Mal schauen, was die conchierte Schokolade in Zürich macht. Ein paar Hallen weiter läuft sie gerade übers Fließband, nun schon in Tafelform. Hunderte davon. Geller nimmt eine in die Hand. Bricht ein Stück ab. "Hören Sie, wie das knackt? So soll das sein", schwärmt er. Er geht mit seiner Nase dicht heran. Tastet sie liebevoll ab, wie ein Internist einen Körper abtastet, ob alles in Ordnung ist. "Dieser Schmelz, wunderbar", sagt der Rentner. Wir gehen weiter, zu den Pralinen. Es wird gerade ein Pralinenkasten mit ihnen bestückt. Pralinen, wohin man blickt, Tausende, wir müssen uns zurückhalten. Per Computer werden aus Fächern jeweils andere Pralinen herausgegeben, der Computer weiß genau, an welche Stelle welche Praline in den Kasten hineinkommt. Ein Heer von Mitarbeitern in Schutzanzügen mit Häubchen auf den Köpfen steht bereit, schaut, ob alles in Ordnung ist. Beim geringsten Fehler greifen die Mitarbeiter ein. Dann wird alles automatisch verpackt.

Alles begann 1879. Der damals 24 Jahre alte Rodolphe Lindt, Sohn eines Apothekers und Confiseurmeisters, kaufte in aller Stille zwei brandgeschädigte Fabriken in Bern und ein paar alte Maschinen. Er wollte unbedingt Schokolade schaffen, eine, die irgendwie anders war. Die übliche Schokolade damals war eine sandig-brüchige, raue, etwas bittere Masse. Lindt tüftelte mit einem Längsreiber, um das Ganze etwas zu glätten. Dann sprießen die Legenden: Hatte er im Jahre 1879 vor einem Jagdausflug oder einem Liebesabenteuer einfach nur vergessen, seine Maschine auszuschalten? Jedenfalls soll er, als er in seine Fabrik zurückkam, nach drei Tagen und Nächten, eine Wanne voller neuer Schokoladen vorgefunden haben - das Conchierverfahren war geboren, die neue Schokolade von Lindt.

Schokoladenhersteller aus ganz Europa analysierten die Tafeln.

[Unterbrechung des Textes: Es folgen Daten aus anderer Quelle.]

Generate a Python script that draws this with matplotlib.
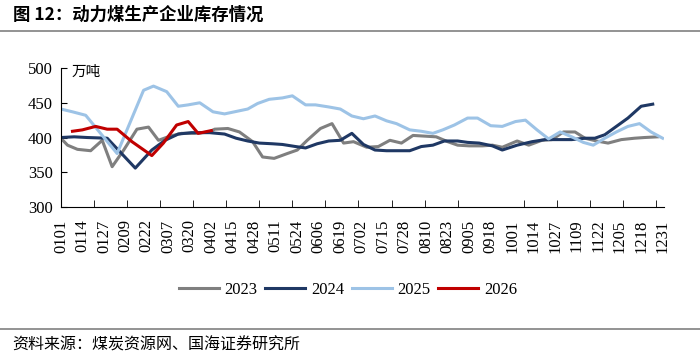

Lindt verkaufte 1899 seine Fabrik an die Firma Chocolat Sprüngli AG, für damals eineinhalb Millionen Goldfranken, was heute rund 100 Millionen Schweizer Franken entsprechen würde. Die Sprünglis waren schon seit 1836 in Sachen Schokoladen tätig. Lindt & Sprüngli war geboren. Heute agiert der Schoko-Gigant auf vier Kontinenten.

Wir verabschieden uns aus den Fabriken, die Tour endet in dem Shop, wo sich die Touristen sammeln. Und die Promis. Udo Jürgens fuhr hier schon vor, deckte sich mit Schokolade ein. Boris Becker hat ein paar Häuser weiter sein Domizil, und Rock-Legende Tina Turner hat ihr Anwesen gegenüber am See. Gerade ist ein Jaguar auf dem Parkplatz am Shop vorgefahren. Eine indische Familie, Eltern mit ihren vier Kindern gehen schnurstracks in den Laden. Schokolade türmt sich in Regalen. Nach einer halben Stunden kommt die Familie wieder heraus, schwer bepackt. Sie verstauen Pakete und Tüten im Kofferraum. Souvenirs aus dem Land der Berge und der Schokolade. Auch Schoggi-Guide Geller packt seine Sachen. Warum er so schlank ist nach all den Schokoladen-Jahren? Er lacht, "viel Sport machen", rät er. "Ich wandere sehr gerne." Im Rucksack hat er dann neben Butterbroten natürlich auch Schokolade, gerne Vollmich-Nuss. Ehrensache, natürlich von Lindt & Sprüngli.